RECORD EXCERPTS:
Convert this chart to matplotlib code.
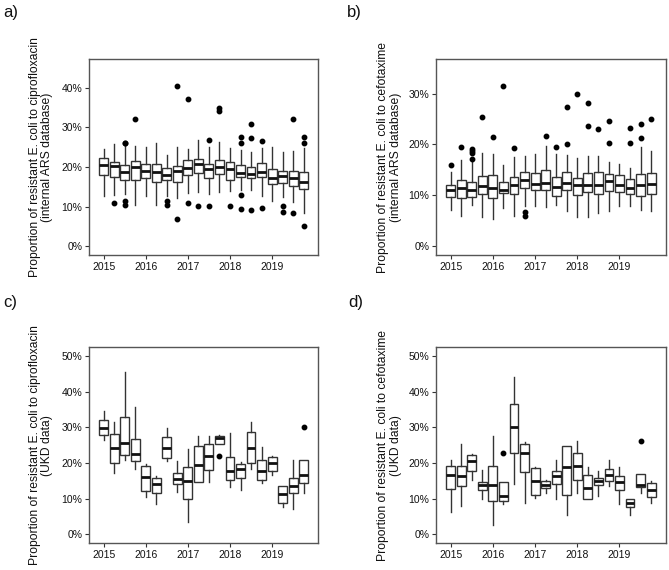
import matplotlib
matplotlib.use("Agg")
import matplotlib.pyplot as plt
from matplotlib.ticker import FuncFormatter

plt.rcParams['font.family'] = ['Liberation Sans', 'DejaVu Sans']

# ---------------- data (percent) ----------------
years = [2015, 2016, 2017, 2018, 2019]
quarters = [1, 2, 3, 4]

# a) ciprofloxacin, internal ARS database
a_med = [20.5, 20.2, 18.8, 20.0, 19.1, 18.7, 17.9, 18.9, 19.8, 20.8, 19.4, 20.0, 19.4, 18.6, 18.2, 18.8, 17.3, 17.8, 17.3, 16.2]
a_q1 = [18.0, 17.6, 16.8, 16.7, 17.2, 16.3, 16.7, 16.1, 17.9, 18.5, 17.2, 18.3, 16.8, 17.6, 17.1, 17.4, 15.7, 15.9, 15.1, 14.4]
a_q3 = [22.2, 21.2, 20.5, 21.5, 20.7, 20.7, 19.7, 20.2, 21.7, 22.1, 20.7, 21.7, 21.2, 20.4, 20.0, 21.1, 19.5, 19.1, 18.9, 18.8]
a_lo = [12.6, 12.8, 13.1, 10.3, 12.6, 10.5, 12.6, 12.2, 13.5, 13.7, 13.1, 13.6, 13.9, 14.3, 14.3, 12.6, 11.5, 12.4, 11.1, 8.4]
a_hi = [24.6, 25.9, 25.5, 25.4, 25.0, 26.1, 23.0, 25.0, 24.5, 26.9, 25.0, 26.4, 24.8, 24.3, 23.7, 24.9, 25.0, 23.7, 24.0, 24.7]
a_out = [[], [10.9], [26.2, 26.0, 11.5, 10.4], [32.2], [], [], [11.5, 10.4], [40.5, 6.9],
         [37.1, 10.9], [10.1], [26.9, 10.1], [34.9, 34.2], [10.1], [27.5, 26.2, 12.9, 9.4],
         [30.9, 27.3, 9.2], [26.7, 9.6], [], [10.1, 8.7], [32.1, 8.3], [27.5, 26.0, 5.1]]

# b) cefotaxime, internal ARS database
b_med = [11.1, 11.5, 11.0, 11.9, 11.5, 11.1, 12.0, 13.1, 12.3, 12.5, 11.7, 12.4, 12.0, 12.0, 12.0, 12.9, 12.1, 11.4, 12.1, 12.2]
b_q1 = [9.7, 9.5, 9.7, 10.3, 9.5, 10.5, 10.3, 11.4, 11.0, 11.0, 9.9, 11.1, 10.0, 10.6, 10.3, 10.9, 10.7, 10.3, 9.9, 10.3]
b_q3 = [12.0, 13.1, 12.6, 13.7, 14.0, 12.7, 13.6, 14.5, 14.4, 15.0, 13.5, 14.6, 13.4, 14.4, 14.6, 14.2, 13.9, 13.2, 14.2, 14.4]
b_lo = [7.1, 6.0, 8.0, 5.8, 5.4, 7.5, 5.9, 7.8, 7.8, 7.7, 8.0, 6.9, 5.7, 5.8, 6.5, 7.0, 7.8, 7.8, 7.2, 6.9]
b_hi = [14.5, 17.0, 16.5, 18.4, 18.2, 15.9, 17.5, 17.8, 18.2, 19.6, 18.2, 18.0, 17.4, 17.8, 17.8, 16.5, 16.1, 15.3, 19.5, 18.8]
b_out = [[15.9], [19.5], [19.1, 18.8, 18.4, 17.1], [25.4], [21.4], [31.5], [19.3], [6.8, 5.9],
         [], [21.6], [19.5], [27.3, 20.0], [30.0], [28.2, 23.6], [23.1], [24.7, 20.3], [],
         [23.2, 20.3], [24.1, 21.3], [25.0]]

# c) ciprofloxacin, UKD data
c_med = [29.8, 24.2, 25.7, 22.5, 16.0, 14.1, 24.2, 15.6, 14.9, 19.4, 22.1, 27.0, 17.9, 18.3, 24.2, 17.7, 20.1, 11.2, 13.6, 16.6]
c_q1 = [27.8, 20.1, 22.2, 20.5, 12.1, 11.5, 21.5, 14.1, 10.0, 14.7, 18.1, 25.5, 15.3, 15.7, 19.9, 15.2, 17.9, 8.9, 11.5, 14.5]
c_q3 = [32.1, 28.2, 32.9, 26.8, 19.2, 15.8, 27.4, 17.3, 19.0, 24.9, 25.3, 27.6, 21.6, 19.8, 28.8, 20.8, 21.8, 13.6, 15.8, 20.8]
c_lo = [26.6, 17.1, 20.8, 18.4, 10.6, 8.5, 20.7, 12.0, 3.5, 14.7, 14.7, 25.5, 13.3, 12.5, 18.4, 14.3, 16.7, 7.8, 7.2, 11.7]
c_hi = [34.5, 31.6, 45.7, 35.8, 19.8, 16.4, 29.8, 20.6, 24.0, 27.5, 27.7, 27.9, 28.4, 20.2, 31.4, 24.6, 22.1, 13.6, 20.8, 20.8]
c_out = [[], [], [], [], [], [], [], [], [], [], [], [22.1], [], [], [], [], [], [], [], [30.2]]

# d) cefotaxime, UKD data
d_med = [16.8, 16.4, 20.6, 13.8, 13.8, 10.7, 30.1, 22.9, 15.1, 13.8, 16.3, 19.0, 19.2, 13.1, 15.0, 16.7, 14.7, 8.9, 13.9, 12.4]
d_q1 = [12.7, 13.6, 17.9, 12.5, 9.3, 9.3, 22.9, 17.6, 11.1, 12.9, 14.0, 11.0, 15.4, 9.8, 13.8, 15.1, 12.4, 7.8, 13.4, 10.5]
d_q3 = [19.2, 19.2, 22.2, 14.8, 19.2, 14.8, 36.7, 25.4, 18.7, 14.9, 17.7, 24.8, 22.7, 16.6, 15.9, 18.4, 16.4, 9.8, 17.0, 14.3]
d_lo = [6.4, 8.1, 15.2, 9.8, 2.5, 8.6, 14.0, 8.9, 10.3, 11.7, 10.0, 5.4, 11.7, 9.8, 10.7, 13.7, 8.5, 5.4, 11.5, 8.9]
d_hi = [20.8, 25.5, 22.6, 18.0, 27.7, 14.8, 44.1, 26.0, 18.9, 15.4, 20.8, 24.8, 26.2, 18.9, 17.9, 20.8, 18.9, 10.0, 17.0, 15.0]
d_out = [[], [], [], [], [], [22.7], [], [], [], [], [], [], [], [], [], [], [], [], [26.2], []]

tags = ["a)", "b)", "c)", "d)"]
ylabels = ["Proportion of resistant E. coli to ciprofloxacin\n(internal ARS database)",
           "Proportion of resistant E. coli to cefotaxime\n(internal ARS database)",
           "Proportion of resistant E. coli to ciprofloxacin\n(UKD data)",
           "Proportion of resistant E. coli to cefotaxime\n(UKD data)"]
ylims = [45, 35, 50, 50]

# ---------------- figure ----------------
W, H = 669, 570
fig = plt.figure(figsize=(W / 100, H / 100), dpi=100)

positions = [y + (q - 1) / 4 for y in years for q in quarters]

def rect(l, t, r, b):
    return [l / W, 1 - b / H, (r - l) / W, (b - t) / H]

panel_rects = [rect(89.3, 59.3, 318, 255), rect(436.3, 59.3, 665.5, 255),
               rect(89.3, 347.3, 318, 543.3), rect(436.3, 347.3, 665.5, 543.3)]
tag_pos = [(3, 12.5), (347, 12.5), (3, 302), (348, 302)]
label_x = [41, 389.5, 41, 389.5]

datasets = [(a_med, a_q1, a_q3, a_lo, a_hi, a_out),
            (b_med, b_q1, b_q3, b_lo, b_hi, b_out),
            (c_med, c_q1, c_q3, c_lo, c_hi, c_out),
            (d_med, d_q1, d_q3, d_lo, d_hi, d_out)]

edge = '#333333'
for i, (med, q1, q3, lo, hi, out) in enumerate(datasets):
    ax = fig.add_axes(panel_rects[i])
    stats = [dict(med=med[k], q1=q1[k], q3=q3[k], whislo=lo[k], whishi=hi[k], fliers=out[k])
             for k in range(len(med))]
    ax.bxp(stats, positions=positions, widths=0.21, patch_artist=True, showcaps=False,
           boxprops=dict(facecolor='white', edgecolor=edge, linewidth=1.0),
           medianprops=dict(color='#111111', linewidth=2.0, solid_capstyle='butt'),
           whiskerprops=dict(color=edge, linewidth=1.0),
           flierprops=dict(marker='o', markerfacecolor='black', markeredgecolor='black',
                           markersize=3.2, linestyle='none'),
           manage_ticks=False)
    top = ylims[i]
    ax.set_ylim(-0.05 * top, top * 1.05)
    ax.set_xlim(2014.66, 2020.09)
    ax.set_yticks(range(0, int(top) + 1, 10) if top % 10 == 0 else range(0, int(top), 10))
    ax.yaxis.set_major_formatter(FuncFormatter(lambda v, p: f"{int(v)}%"))
    ax.set_xticks(years)
    ax.set_xticklabels([str(y) for y in years])
    ax.tick_params(axis='both', labelsize=7.5, length=3, width=0.8, color=edge,
                   labelcolor='#111111', pad=2)
    for s in ax.spines.values():
        s.set_color('#555555')
        s.set_linewidth(1.0)
    cy = (panel_rects[i][1] + panel_rects[i][3] / 2)
    fig.text(label_x[i] / W, cy, ylabels[i], rotation=90, ha='center', va='center',
             multialignment='center', fontsize=8.7, color='#111111', linespacing=1.1)
    fig.text(tag_pos[i][0] / W, 1 - tag_pos[i][1] / H, tags[i], ha='left', va='center',
             fontsize=12, color='#111111')

fig.savefig("out.png", dpi=100)
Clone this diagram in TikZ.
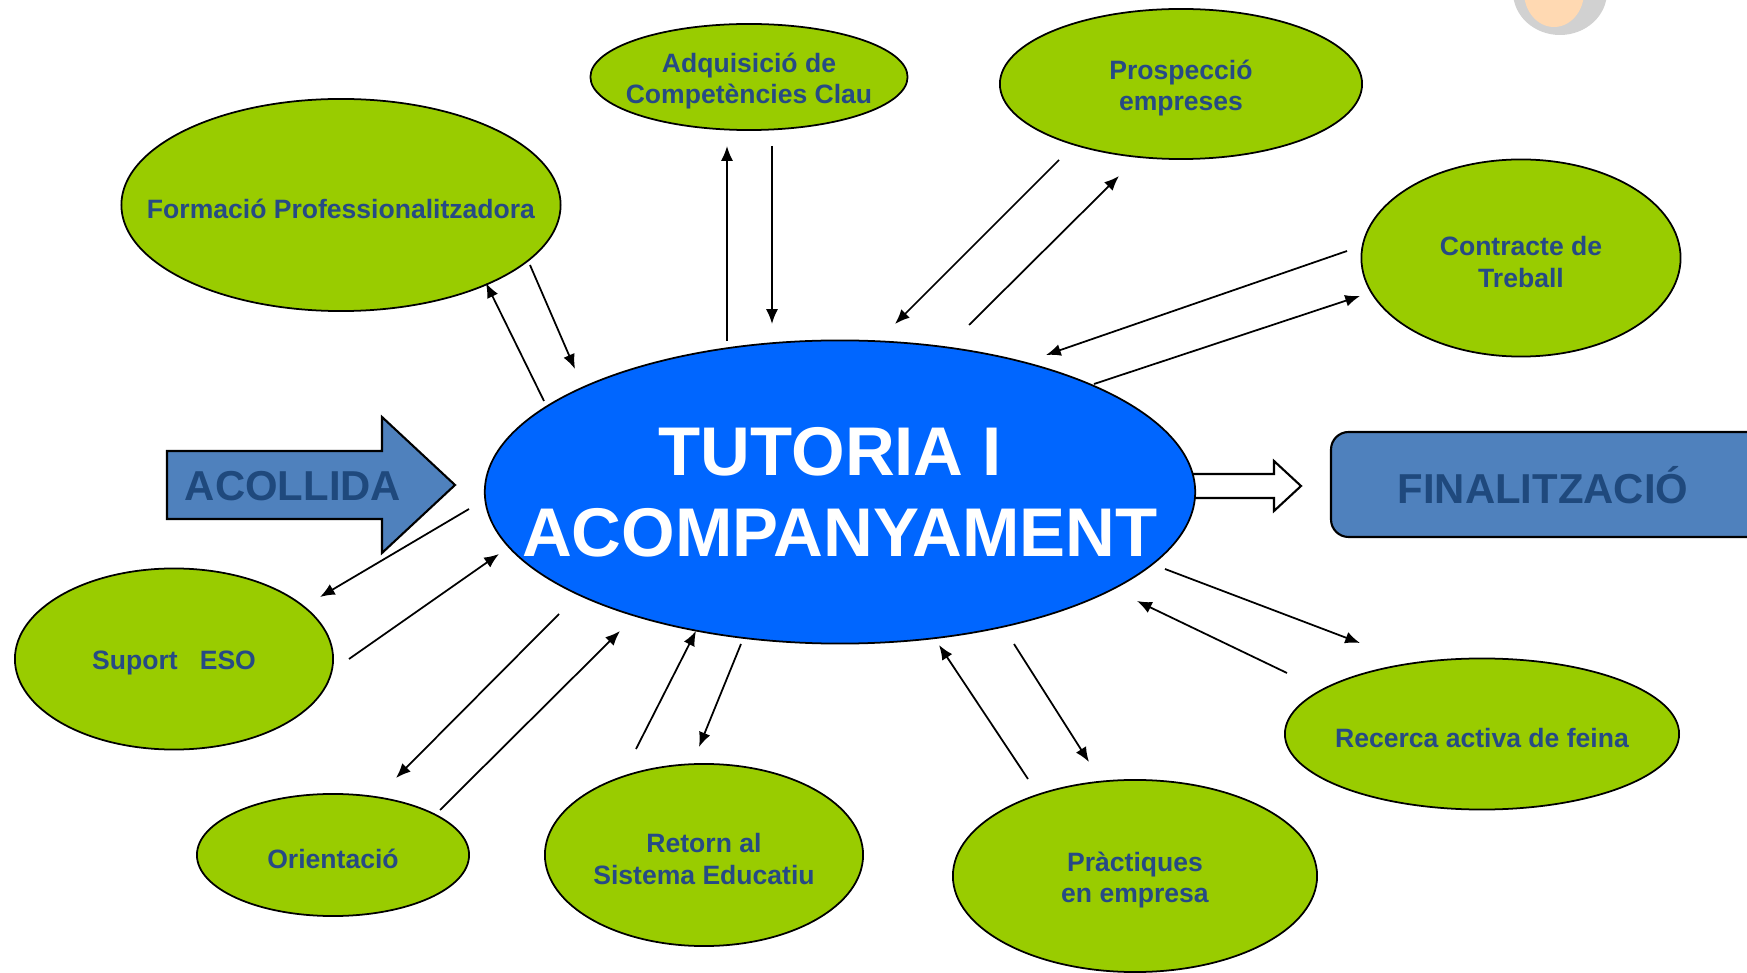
\documentclass[tikz,border=0pt]{standalone}
\usepackage{fontspec}
\setmainfont{Liberation Sans}
\usetikzlibrary{shapes.geometric,arrows.meta}

\definecolor{leaf}{HTML}{99CC00}
\definecolor{hubblue}{HTML}{0066FF}
\definecolor{panel}{HTML}{4F81BD}
\definecolor{panelink}{HTML}{1F497D}
\definecolor{ink}{HTML}{264A85}

\begin{document}
\begin{tikzpicture}
  [
    x=.01cm,
    y=-.01cm,
    bubble/.style={
      ellipse,
      draw,
      line width=.5pt,
      fill=leaf,
      inner sep=0pt
    },
    tag/.style={
      align=center,
      text=ink,
      yshift=-1.1pt,
      font=\bfseries\fontsize{7.55}{9}\selectfont
    },
    hub/.style={
      bubble,
      fill=hubblue
    },
    hubtext/.style={
      align=center,
      text=white,
      font=\bfseries\fontsize{19.6}{23.1}\selectfont
    },
    block/.style={
      draw,
      line width=.6pt,
      fill=panel
    },
    blocktext/.style={
      text=panelink,
      font=\bfseries\fontsize{11.9}{14}\selectfont
    },
    link/.style={
      line width=.5pt,
      -{Latex[length=4.2pt,width=3.4pt]}
    }
  ]

  \clip (0,0) rectangle (1747,973);

  % corner picture
  \fill [black!18] (1560,-8) ellipse (47 and 43);
  \fill [orange!30] (1554,-8) ellipse (30 and 35);

  % acollida
  \draw [block] (167,451) -- (382,451) -- (382,417) -- (455,485)
    -- (382,553) -- (382,519) -- (167,519) -- cycle;
  \node [blocktext] (acollida) at (293,486) {ACOLLIDA};

  % finalitzacio
  \draw [block, rounded corners=5pt] (1331,432) rectangle (1790,537);
  \node [blocktext] (final) at (1543,485) {FINALITZACIÓ};
  \draw [line width=.6pt, fill=white] (1180,474) -- (1274,474) -- (1274,461)
    -- (1301,486) -- (1274,511) -- (1274,498) -- (1180,498);

  % centre
  \node [hub, minimum width=7.1cm, minimum height=3.03cm,
    label={[hubtext]center:TUTORIA I\kern.28em\\ACOMPANYAMENT}] (hub) at (840,492) {};

  % ellipses
  \node [bubble, minimum width=4.39cm, minimum height=2.12cm,
    label={[tag]center:Formació Professionalitzadora}] (form) at (341,205) {};
  \node [bubble, minimum width=3.17cm, minimum height=1.06cm,
    label={[tag]center:Adquisició de\\Competències Clau}] (adq) at (749,77) {};
  \node [bubble, minimum width=3.62cm, minimum height=1.5cm,
    label={[tag]center:Prospecció\\empreses}] (prosp) at (1181,84) {};
  \node [bubble, minimum width=3.19cm, minimum height=1.97cm,
    label={[tag]center:Contracte de\\Treball}] (contr) at (1521,258) {};
  \node [bubble, minimum width=3.18cm, minimum height=1.81cm,
    label={[tag]center:Suport\ \ \ ESO}] (suport) at (174,659) {};
  \node [bubble, minimum width=2.72cm, minimum height=1.22cm,
    label={[tag]center:Orientació}] (orient) at (333,855) {};
  \node [bubble, minimum width=3.18cm, minimum height=1.82cm,
    label={[tag]center:Retorn al\\Sistema Educatiu}] (retorn) at (704,855) {};
  \node [bubble, minimum width=3.64cm, minimum height=1.92cm,
    label={[tag]center:Pràctiques\\en empresa}] (pract) at (1135,876) {};
  \node [bubble, minimum width=3.94cm, minimum height=1.51cm,
    label={[tag]center:Recerca activa de feina}] (recerca) at (1482,734) {};

  % link ends
  \foreach \n/\x/\y in {
      f1/544/401, f2/486/283, f3/530/265, f4/575/369,
      a1/727/341, a2/727/146, a3/772/146, a4/772/324,
      p1/1059/160, p2/895/324, p3/969/325, p4/1119/176,
      c1/1347/251, c2/1046/355, c3/1094/384, c4/1360/296,
      s1/469/509, s2/320/597, s3/349/659, s4/499/554,
      o1/559/614, o2/396/778, o3/440/810, o4/620/631,
      r1/636/749, r2/696/631, r3/741/644, r4/699/747,
      x1/1028/779, x2/939/645, x3/1014/644, x4/1089/762,
      q1/1165/569, q2/1360/643, q3/1287/673, q4/1137/601}
    \coordinate (\n) at (\x,\y);

  % links
  \foreach \s/\t in {f1/f2, f3/f4, a1/a2, a3/a4, p1/p2, p3/p4,
      c1/c2, c3/c4, s1/s2, s3/s4, o1/o2, o3/o4,
      r1/r2, r3/r4, x1/x2, x3/x4, q1/q2, q3/q4}
    \draw [link] (\s) -- (\t);
\end{tikzpicture}
\end{document}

WHAT YOU NEED TO DO:
Begin at the top of the records above and retype each line exactly until the line containing "[27.5, 26.0, 5.1]]", which is included. Skip all pictures.

EXERCISE ANSWER:
Convert this chart to matplotlib code.
import matplotlib
matplotlib.use("Agg")
import matplotlib.pyplot as plt
from matplotlib.ticker import FuncFormatter

plt.rcParams['font.family'] = ['Liberation Sans', 'DejaVu Sans']

# ---------------- data (percent) ----------------
years = [2015, 2016, 2017, 2018, 2019]
quarters = [1, 2, 3, 4]

# a) ciprofloxacin, internal ARS database
a_med = [20.5, 20.2, 18.8, 20.0, 19.1, 18.7, 17.9, 18.9, 19.8, 20.8, 19.4, 20.0, 19.4, 18.6, 18.2, 18.8, 17.3, 17.8, 17.3, 16.2]
a_q1 = [18.0, 17.6, 16.8, 16.7, 17.2, 16.3, 16.7, 16.1, 17.9, 18.5, 17.2, 18.3, 16.8, 17.6, 17.1, 17.4, 15.7, 15.9, 15.1, 14.4]
a_q3 = [22.2, 21.2, 20.5, 21.5, 20.7, 20.7, 19.7, 20.2, 21.7, 22.1, 20.7, 21.7, 21.2, 20.4, 20.0, 21.1, 19.5, 19.1, 18.9, 18.8]
a_lo = [12.6, 12.8, 13.1, 10.3, 12.6, 10.5, 12.6, 12.2, 13.5, 13.7, 13.1, 13.6, 13.9, 14.3, 14.3, 12.6, 11.5, 12.4, 11.1, 8.4]
a_hi = [24.6, 25.9, 25.5, 25.4, 25.0, 26.1, 23.0, 25.0, 24.5, 26.9, 25.0, 26.4, 24.8, 24.3, 23.7, 24.9, 25.0, 23.7, 24.0, 24.7]
a_out = [[], [10.9], [26.2, 26.0, 11.5, 10.4], [32.2], [], [], [11.5, 10.4], [40.5, 6.9],
         [37.1, 10.9], [10.1], [26.9, 10.1], [34.9, 34.2], [10.1], [27.5, 26.2, 12.9, 9.4],
         [30.9, 27.3, 9.2], [26.7, 9.6], [], [10.1, 8.7], [32.1, 8.3], [27.5, 26.0, 5.1]]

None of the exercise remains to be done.